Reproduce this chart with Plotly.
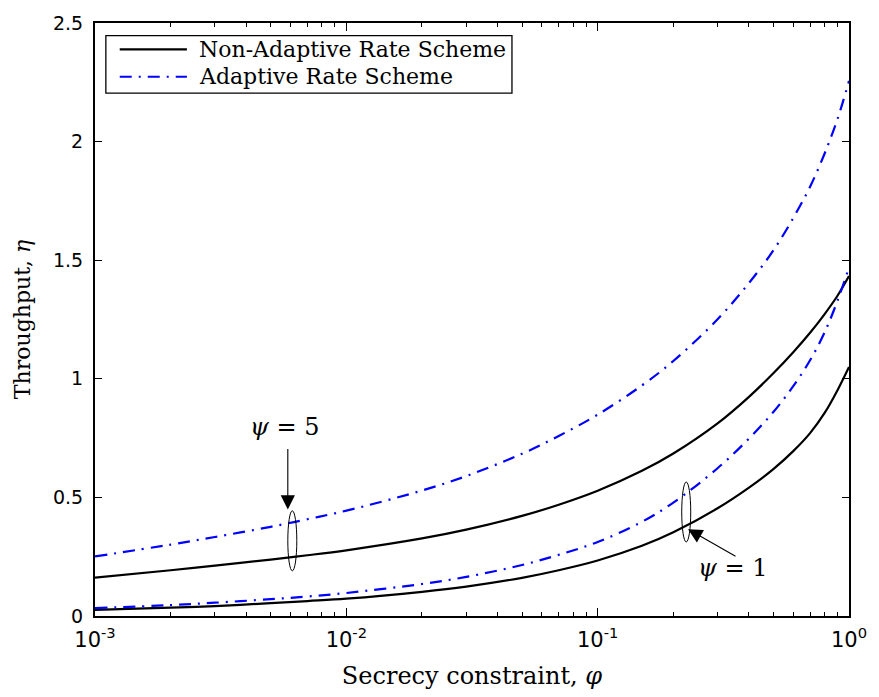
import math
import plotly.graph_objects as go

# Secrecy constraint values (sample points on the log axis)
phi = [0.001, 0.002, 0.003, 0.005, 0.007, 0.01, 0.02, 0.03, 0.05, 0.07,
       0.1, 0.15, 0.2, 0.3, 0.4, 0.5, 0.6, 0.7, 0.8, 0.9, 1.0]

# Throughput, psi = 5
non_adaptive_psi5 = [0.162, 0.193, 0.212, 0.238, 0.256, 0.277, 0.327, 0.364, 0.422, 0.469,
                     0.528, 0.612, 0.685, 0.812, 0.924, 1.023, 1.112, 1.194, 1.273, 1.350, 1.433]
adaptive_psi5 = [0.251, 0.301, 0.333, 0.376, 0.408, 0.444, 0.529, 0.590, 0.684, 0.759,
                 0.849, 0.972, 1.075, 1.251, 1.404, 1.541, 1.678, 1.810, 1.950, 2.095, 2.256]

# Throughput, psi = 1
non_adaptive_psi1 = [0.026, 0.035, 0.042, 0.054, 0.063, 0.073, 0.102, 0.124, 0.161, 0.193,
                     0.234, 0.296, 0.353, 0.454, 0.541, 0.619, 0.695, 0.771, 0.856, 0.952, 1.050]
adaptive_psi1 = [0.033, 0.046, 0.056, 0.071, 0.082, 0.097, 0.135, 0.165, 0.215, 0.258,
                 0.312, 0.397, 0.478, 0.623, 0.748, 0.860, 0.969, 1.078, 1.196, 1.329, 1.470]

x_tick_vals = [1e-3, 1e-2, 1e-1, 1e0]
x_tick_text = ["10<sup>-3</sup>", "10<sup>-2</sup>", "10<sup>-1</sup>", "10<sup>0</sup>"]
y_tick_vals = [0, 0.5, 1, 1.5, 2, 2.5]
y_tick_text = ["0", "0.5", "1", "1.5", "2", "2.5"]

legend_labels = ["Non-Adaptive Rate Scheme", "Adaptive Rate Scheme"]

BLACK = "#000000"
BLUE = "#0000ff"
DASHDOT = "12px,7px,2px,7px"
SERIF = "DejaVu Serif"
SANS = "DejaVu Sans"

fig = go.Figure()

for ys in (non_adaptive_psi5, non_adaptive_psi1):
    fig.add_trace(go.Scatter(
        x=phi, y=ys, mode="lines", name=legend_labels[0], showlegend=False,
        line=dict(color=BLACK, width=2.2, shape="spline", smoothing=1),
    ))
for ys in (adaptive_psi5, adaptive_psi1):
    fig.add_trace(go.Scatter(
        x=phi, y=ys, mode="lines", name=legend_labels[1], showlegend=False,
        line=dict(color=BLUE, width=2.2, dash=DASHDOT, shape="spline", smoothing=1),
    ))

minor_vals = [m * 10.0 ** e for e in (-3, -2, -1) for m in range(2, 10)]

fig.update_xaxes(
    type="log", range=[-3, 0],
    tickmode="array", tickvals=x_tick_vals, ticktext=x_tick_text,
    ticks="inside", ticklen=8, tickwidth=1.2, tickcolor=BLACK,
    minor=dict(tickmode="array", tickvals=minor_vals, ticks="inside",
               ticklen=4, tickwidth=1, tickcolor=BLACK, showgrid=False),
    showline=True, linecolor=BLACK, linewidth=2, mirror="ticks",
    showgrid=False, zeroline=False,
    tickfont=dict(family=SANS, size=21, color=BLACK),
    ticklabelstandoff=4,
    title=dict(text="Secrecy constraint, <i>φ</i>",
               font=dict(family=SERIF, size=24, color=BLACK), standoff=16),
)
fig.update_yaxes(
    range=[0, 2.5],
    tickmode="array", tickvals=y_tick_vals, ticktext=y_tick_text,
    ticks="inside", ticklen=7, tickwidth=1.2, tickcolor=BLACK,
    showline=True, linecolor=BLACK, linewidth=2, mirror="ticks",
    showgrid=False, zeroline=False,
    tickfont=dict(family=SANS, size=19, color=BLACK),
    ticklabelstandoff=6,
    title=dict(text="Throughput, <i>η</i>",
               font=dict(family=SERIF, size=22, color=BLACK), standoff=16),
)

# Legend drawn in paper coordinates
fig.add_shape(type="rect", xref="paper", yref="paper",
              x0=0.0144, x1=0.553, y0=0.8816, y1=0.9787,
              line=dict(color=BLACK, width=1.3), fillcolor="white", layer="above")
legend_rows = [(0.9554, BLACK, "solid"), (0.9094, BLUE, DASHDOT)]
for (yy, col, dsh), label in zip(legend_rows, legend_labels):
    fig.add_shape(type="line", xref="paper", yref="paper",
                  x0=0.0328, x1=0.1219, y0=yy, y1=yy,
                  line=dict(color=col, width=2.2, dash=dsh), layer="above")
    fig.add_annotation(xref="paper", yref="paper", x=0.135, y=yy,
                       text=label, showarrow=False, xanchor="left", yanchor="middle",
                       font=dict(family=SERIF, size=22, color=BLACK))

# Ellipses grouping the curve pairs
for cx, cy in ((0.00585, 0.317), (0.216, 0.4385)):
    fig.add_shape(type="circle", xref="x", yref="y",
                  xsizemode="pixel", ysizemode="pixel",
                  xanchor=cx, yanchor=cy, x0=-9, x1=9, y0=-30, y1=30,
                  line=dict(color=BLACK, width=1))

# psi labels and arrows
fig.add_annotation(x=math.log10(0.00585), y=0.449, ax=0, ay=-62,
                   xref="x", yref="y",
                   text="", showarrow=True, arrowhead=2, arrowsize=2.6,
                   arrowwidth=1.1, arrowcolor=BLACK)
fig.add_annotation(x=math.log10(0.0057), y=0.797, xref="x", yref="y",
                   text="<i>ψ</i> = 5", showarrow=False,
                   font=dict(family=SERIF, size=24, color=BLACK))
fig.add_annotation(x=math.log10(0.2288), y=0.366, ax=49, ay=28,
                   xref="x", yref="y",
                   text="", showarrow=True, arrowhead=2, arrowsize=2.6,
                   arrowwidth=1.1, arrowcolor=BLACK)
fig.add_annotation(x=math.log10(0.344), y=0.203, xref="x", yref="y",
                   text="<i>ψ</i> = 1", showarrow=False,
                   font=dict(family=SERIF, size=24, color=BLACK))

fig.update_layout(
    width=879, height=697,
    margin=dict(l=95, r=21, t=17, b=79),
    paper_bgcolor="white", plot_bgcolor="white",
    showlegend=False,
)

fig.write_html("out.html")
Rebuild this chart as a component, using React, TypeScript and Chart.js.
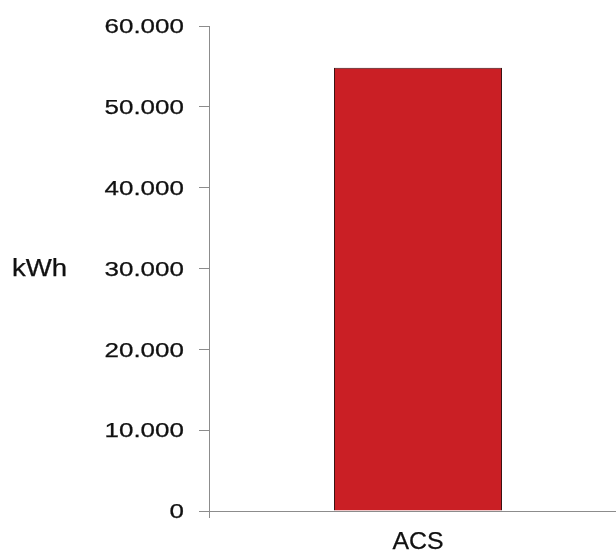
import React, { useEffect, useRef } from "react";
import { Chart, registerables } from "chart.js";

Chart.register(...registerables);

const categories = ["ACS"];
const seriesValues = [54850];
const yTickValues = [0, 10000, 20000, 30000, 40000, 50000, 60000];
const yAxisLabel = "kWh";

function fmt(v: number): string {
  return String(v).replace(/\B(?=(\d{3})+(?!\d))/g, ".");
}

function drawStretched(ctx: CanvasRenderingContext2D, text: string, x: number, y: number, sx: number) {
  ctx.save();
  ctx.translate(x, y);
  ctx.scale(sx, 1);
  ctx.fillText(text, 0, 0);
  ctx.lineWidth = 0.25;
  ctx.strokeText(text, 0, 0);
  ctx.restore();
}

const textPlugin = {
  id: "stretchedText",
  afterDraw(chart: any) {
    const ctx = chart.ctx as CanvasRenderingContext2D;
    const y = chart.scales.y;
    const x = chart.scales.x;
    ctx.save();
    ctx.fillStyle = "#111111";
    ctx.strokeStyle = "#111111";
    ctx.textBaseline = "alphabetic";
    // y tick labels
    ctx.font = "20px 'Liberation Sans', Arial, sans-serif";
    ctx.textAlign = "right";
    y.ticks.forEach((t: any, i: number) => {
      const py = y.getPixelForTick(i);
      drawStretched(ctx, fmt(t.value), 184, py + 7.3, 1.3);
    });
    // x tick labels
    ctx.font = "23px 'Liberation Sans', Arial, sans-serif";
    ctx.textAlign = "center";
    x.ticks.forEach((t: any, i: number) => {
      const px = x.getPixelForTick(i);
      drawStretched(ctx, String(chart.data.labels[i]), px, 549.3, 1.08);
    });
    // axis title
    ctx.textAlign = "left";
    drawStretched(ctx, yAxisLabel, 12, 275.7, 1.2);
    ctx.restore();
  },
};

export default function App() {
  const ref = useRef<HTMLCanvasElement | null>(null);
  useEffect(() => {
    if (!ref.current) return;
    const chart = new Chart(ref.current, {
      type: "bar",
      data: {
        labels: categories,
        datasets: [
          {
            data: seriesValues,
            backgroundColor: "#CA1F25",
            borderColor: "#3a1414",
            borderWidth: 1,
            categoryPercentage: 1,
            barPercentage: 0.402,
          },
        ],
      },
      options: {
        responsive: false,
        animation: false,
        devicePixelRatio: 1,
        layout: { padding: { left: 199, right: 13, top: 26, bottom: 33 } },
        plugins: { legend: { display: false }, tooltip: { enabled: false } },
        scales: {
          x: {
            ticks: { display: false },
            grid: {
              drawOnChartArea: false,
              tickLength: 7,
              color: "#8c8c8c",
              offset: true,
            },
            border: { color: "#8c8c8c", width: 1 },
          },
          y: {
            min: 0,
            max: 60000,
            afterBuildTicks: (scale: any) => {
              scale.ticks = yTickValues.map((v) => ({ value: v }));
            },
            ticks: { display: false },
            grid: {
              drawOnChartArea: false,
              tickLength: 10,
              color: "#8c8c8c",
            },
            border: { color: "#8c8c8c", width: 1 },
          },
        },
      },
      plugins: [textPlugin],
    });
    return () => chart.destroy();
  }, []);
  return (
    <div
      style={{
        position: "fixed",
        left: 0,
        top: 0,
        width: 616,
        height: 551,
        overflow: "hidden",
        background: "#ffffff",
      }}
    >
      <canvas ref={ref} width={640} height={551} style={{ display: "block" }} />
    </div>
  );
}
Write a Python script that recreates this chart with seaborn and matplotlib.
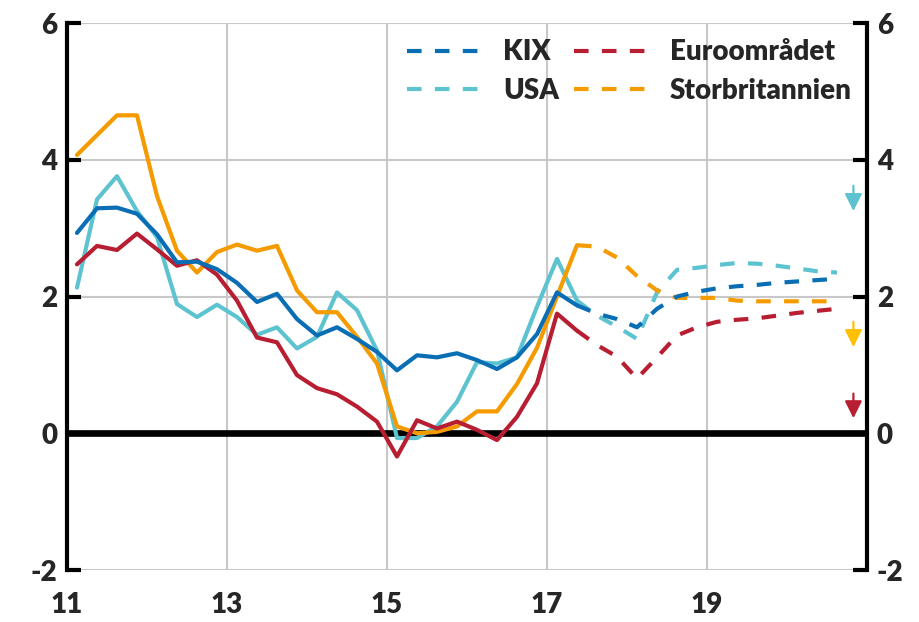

□ □ □ □ □

* WHAT IS BEING ASKED
Make an exact copy of the lines from the top of the material through the line with "1.950, 2.095, 2.256]", pictures excluded.

* EXERCISE RESPONSE
Reproduce this chart with Plotly.
import math
import plotly.graph_objects as go

# Secrecy constraint values (sample points on the log axis)
phi = [0.001, 0.002, 0.003, 0.005, 0.007, 0.01, 0.02, 0.03, 0.05, 0.07,
       0.1, 0.15, 0.2, 0.3, 0.4, 0.5, 0.6, 0.7, 0.8, 0.9, 1.0]

# Throughput, psi = 5
non_adaptive_psi5 = [0.162, 0.193, 0.212, 0.238, 0.256, 0.277, 0.327, 0.364, 0.422, 0.469,
                     0.528, 0.612, 0.685, 0.812, 0.924, 1.023, 1.112, 1.194, 1.273, 1.350, 1.433]
adaptive_psi5 = [0.251, 0.301, 0.333, 0.376, 0.408, 0.444, 0.529, 0.590, 0.684, 0.759,
                 0.849, 0.972, 1.075, 1.251, 1.404, 1.541, 1.678, 1.810, 1.950, 2.095, 2.256]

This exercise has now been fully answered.